Fast-forward 15 years, and the difference in the numbers is astounding. Alibaba now has approximately 300 million customers and executes about 80 percent of China’s e-commerce
transactions. More than half of all packages shipped in China are from deals that originated on Alibaba’s websites. And during its 2014 Singles’ Day promotion—a shopping holiday
that Alibaba invented—Alibaba’s consumer shopping websites handled $9.3 billion in transactions on just one day—more than the total US online sales on Black Friday and Cyber
Monday combined. All this in a country where the per capita income is
just $6,800 per year and only about 25 percent of the population has ever shopped online. Compared to
the United States, China’s e-commerce boom is just beginning.
Alibaba’s experience has shown that, although e-commerce was slower to take off in China than in the West, when it did take root, it was far more important to the overall economy. In just
15 years China’s e-commerce infrastructure has leapfrogged its Western counterparts’ and is introducing entirely new ways of doing business. China has become a dynamic laboratory for
e-commerce innovations, with important lessons for businesses everywhere.
Alibaba is also branching out into a number of entirely new frontiers, well beyond traditional e-commerce. Within a year of launching its first money market fund, Alibaba’s finance unit
was operating one of China’s top funds, with over $90 billion under management. It has started a movie studio to produce original content. Will Alibaba someday realize its goal of becoming
China’s largest bank? Will it give Fox and Disney a run for their money in film production?
The scale of Alibaba’s growth grabbed the business world’s attention when it went public on September 19, 2014. Alibaba’s was the largest IPO (initial public offering) in
history, dominated global business headlines, and made Alibaba the most valuable e-commerce company in the world. And Jack, who began his career making less than $20 per month, was suddenly worth
$19.5 billion soon after the IPO.
This book is the inside story of how all this happened. How a schoolteacher and 17 of his friends rose from obscurity and overcame immense obstacles to build an e-commerce powerhouse that is
transforming global business.
The founding of Alibaba was really the birth of e-commerce in China. From 2000 to 2008, I worked at Alibaba as a vice president in a variety of roles as the company grew
from a small apartment into the behemoth it is today. I’ll chronicle both the successes and missteps the company made on the road to riches. In the process I hope to explain how Chinese
e-commerce got to where it is today, where things are headed, and what it means for the global marketplace.

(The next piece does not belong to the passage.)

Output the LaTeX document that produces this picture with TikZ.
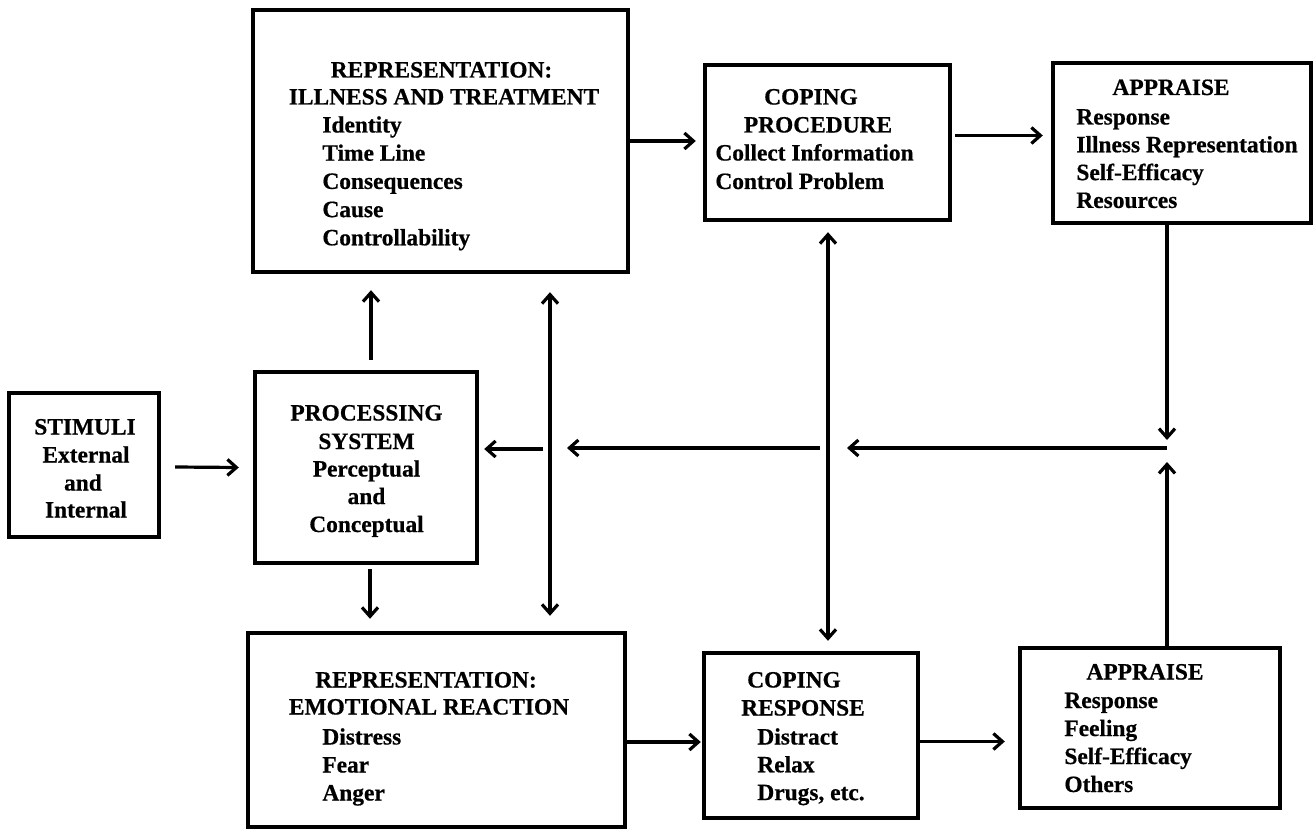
\documentclass[tikz,border=0pt]{standalone}
\usepackage{fontspec}
\setmainfont{Liberation Serif}[BoldFeatures={FakeBold=0.6}]
\usetikzlibrary{arrows.meta,calc,fit}
\begin{document}
\begin{tikzpicture}[x=0.5pt,y=-0.5pt,
  box/.style={draw, line width=2.2pt, inner sep=0pt},
  txt/.style={inner sep=0pt, font=\fontsize{11.7}{14}\selectfont\bfseries},
  ttl/.style={txt, anchor=base},
  itm/.style={txt, anchor=base west},
  tip/.tip={Straight Barb[length=4.5pt,width=8pt]},
  arr/.style={line width=1.6pt, -tip},
  darr/.style={line width=1.6pt, tip-tip}]
\useasboundingbox (0,0) rectangle (1313,829);

% boxes
\node[box, fit={(9,393)(159,537)}] (stim) {};
\node[box, fit={(255,372)(477,563)}] (proc) {};
\node[box, fit={(253,10)(628,272)}] (ill) {};
\node[box, fit={(248,633)(625,827)}] (emo) {};
\node[box, fit={(705,65)(950,220)}] (cproc) {};
\node[box, fit={(1053,63)(1311,223)}] (appr1) {};
\node[box, fit={(704,653)(918,818)}] (cresp) {};
\node[box, fit={(1020,648)(1280,808)}] (appr2) {};

% stimuli
\node[ttl] (stim-1) at (85,434.5) {STIMULI};
\node[ttl] (stim-2) at (86,462.5) {External};
\node[ttl] (stim-3) at (83,490.5) {and};
\node[ttl] (stim-4) at (86,517.5) {Internal};

% processing system
\node[ttl] (proc-1) at (366.5,420.5) {PROCESSING};
\node[ttl] (proc-2) at (366.5,449) {SYSTEM};
\node[ttl] (proc-3) at (366.5,476.5) {Perceptual};
\node[ttl] (proc-4) at (366.5,504) {and};
\node[ttl] (proc-5) at (366.5,532) {Conceptual};

% illness and treatment
\node[ttl] (ill-1) at (441.5,77.5) {REPRESENTATION:};
\node[ttl] (ill-2) at (444,104.5) {ILLNESS AND TREATMENT};
\foreach \t [count=\i] in {Identity,Time Line,Consequences,Cause,Controllability}
  \node[itm] (ill-i\i) at (322,{132.5+28.2*(\i-1)}) {\t};

% emotional reaction
\node[ttl] (emo-1) at (426,687.5) {REPRESENTATION:};
\node[ttl] (emo-2) at (429,714.5) {EMOTIONAL REACTION};
\foreach \t [count=\i] in {Distress,Fear,Anger}
  \node[itm] (emo-i\i) at (322,{744.5+28*(\i-1)}) {\t};

% coping procedure
\node[ttl] (cproc-1) at (811,104.5) {COPING};
\node[ttl] (cproc-2) at (818,132.5) {PROCEDURE};
\foreach \t [count=\i] in {Collect Information,Control Problem}
  \node[itm] (cproc-i\i) at (715,{160.5+28.5*(\i-1)}) {\t};

% coping response
\node[ttl] (cresp-1) at (794,687.5) {COPING};
\node[ttl] (cresp-2) at (803,715.5) {RESPONSE};
\foreach \t [count=\i] in {Distract,Relax,{Drugs, etc.}}
  \node[itm] (cresp-i\i) at (757,{744.5+27.8*(\i-1)}) {\t};

% appraisal of the procedure
\node[ttl] (appr1-1) at (1171,95) {APPRAISE};
\foreach \t [count=\i] in {Response,Illness Representation,Self-Efficacy,Resources}
  \node[itm] (appr1-i\i) at (1076,{124.5+27.8*(\i-1)}) {\t};

% appraisal of the response
\node[ttl] (appr2-1) at (1145,679.5) {APPRAISE};
\foreach \t [count=\i] in {Response,Feeling,Self-Efficacy,Others}
  \node[itm] (appr2-i\i) at (1064,{708+28*(\i-1)}) {\t};

% crossing points of the feedback lines
\coordinate (vA) at (550,449);
\coordinate (vB) at (828,448);
\coordinate (junc) at (1167,448);

% connectors
\draw[arr] ($(stim.east)+(14,2)$) -- ($(proc.west)+(-14,0)$);
\draw[arr] ($(proc.north)+(5,-10)$) -- ($(proc.north |- ill.south)+(5,16)$);
\draw[arr] ($(proc.south)+(4,4)$) -- ($(proc.south |- emo.north)+(4,-12)$);
\draw[darr] ($(vA |- ill.south)+(0,18)$) -- ($(vA |- emo.north)+(0,-15)$);
\draw[darr] ($(vB |- cproc.south)+(0,10)$) -- ($(vB |- cresp.north)+(0,-10)$);
\draw[arr] (ill.east) -- ($(ill.east -| cproc.west)+(-7,0)$);
\draw[arr] ($(cproc.east)+(3,-7)$) -- ($(cproc.east -| appr1.west)+(-8,-7)$);
\draw[arr] (appr1.south -| junc) -- ($(junc)+(0,-8)$);
\draw[arr] (appr2.north -| junc) -- ($(junc)+(0,14)$);
\draw[arr] (junc) -- ($(vB)+(19,0)$);
\draw[arr] ($(vB)+(-8,0)$) -- ($(vA)+(17,-1)$);
\draw[arr] ($(vA)+(-7,0)$) -- ($(proc.east |- vA)+(5,0)$);
\draw[arr] ($(emo.east)+(0,12)$) -- ($(emo.east -| cresp.west)+(-1,12)$);
\draw[arr] ($(cresp.east)+(0,6)$) -- ($(cresp.east -| appr2.west)+(-13,6)$);
\end{tikzpicture}
\end{document}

After leaving Alibaba in 2008, I produced and directed
Crocodile in the Yangtze,
an independent documentary film about my experience. The film premiered at the Sonoma International Film
Festival in April 2012, and I subsequently spent two years traveling the world to show the film to festival audiences, students, and entrepreneurs. The journey took me to more than 50 cities on six
continents—from Silicon Valley to Bangalore to Nigeria and just about everywhere in between. It taught me that the Alibaba story, so multifaceted, has universal appeal, and from each Q&A
session I got a greater sense of which aspects people in different places were interested in. The plucky start-up spirit that challenged eBay and Amazon when they ruled the e-commerce roost? The
rise of a schoolteacher from the far-flung provinces to economic royalty in what is still a Communist country? Or the seismic shifting of the world’s attention from West to East?
My time at Alibaba challenged a number of my assumptions about business and life. My experience was a positive one overall, and this memoir reflects that. I saw a company grow from a small
apartment into China’s first global Internet company, battling—and beating—eBay in China along the way. And I saw a team of ordinary people come together to build a company
that has fundamentally reshaped the way people do business in China and beyond. But the goal of this book is not simply to say that Alibaba is great or that Jack Ma is a
hero. It is simply to answer this question: What made Alibaba so successful where so many of its competitors failed?
After 15 years the Alibaba story is, in many ways, still just beginning. And how it ends is up to Jack and a new team of colleagues—and how well they adhere to the values that have carried
them this far. Alibaba is no longer a David. It is a Goliath. And as a Goliath it will face an entirely new set of challenges. But whether Alibaba ultimately succeeds or fails, its rise remains one
of the most fascinating and instructive business stories of our time. By sharing my experience at the company as candidly as possible, I hope that entrepreneurs or others setting out on a similar
journey may gain some inspiration and avoid some mistakes. It is my sincere belief that the spread of e-commerce, and the grassroots economic opportunities it provides, can transform the lives of
millions, if not billions, of people around the world.
I
SLID INTO
the backseat of the taxi as the driver dropped the meter’s flag and turned to me. “So where you headed?”
“Wensan road. Alibaba headquarters.”
We bumped along the Hangzhou streets for a bit, past construction sites, shops, and Hangzhou’s West Lake. Then the driver struck up a conversation.
“Do you work at Alibaba?”
“Yes, I joined the company in 2000. I’ve worked there for about six years now,” I said.
“Oh, really? I didn’t know Alibaba had foreigners. So why did you decide to work in a Chinese company?”
“I thought it would be more fun to help a Chinese company go global than to help a foreign company enter China. It’s an exciting challenge.”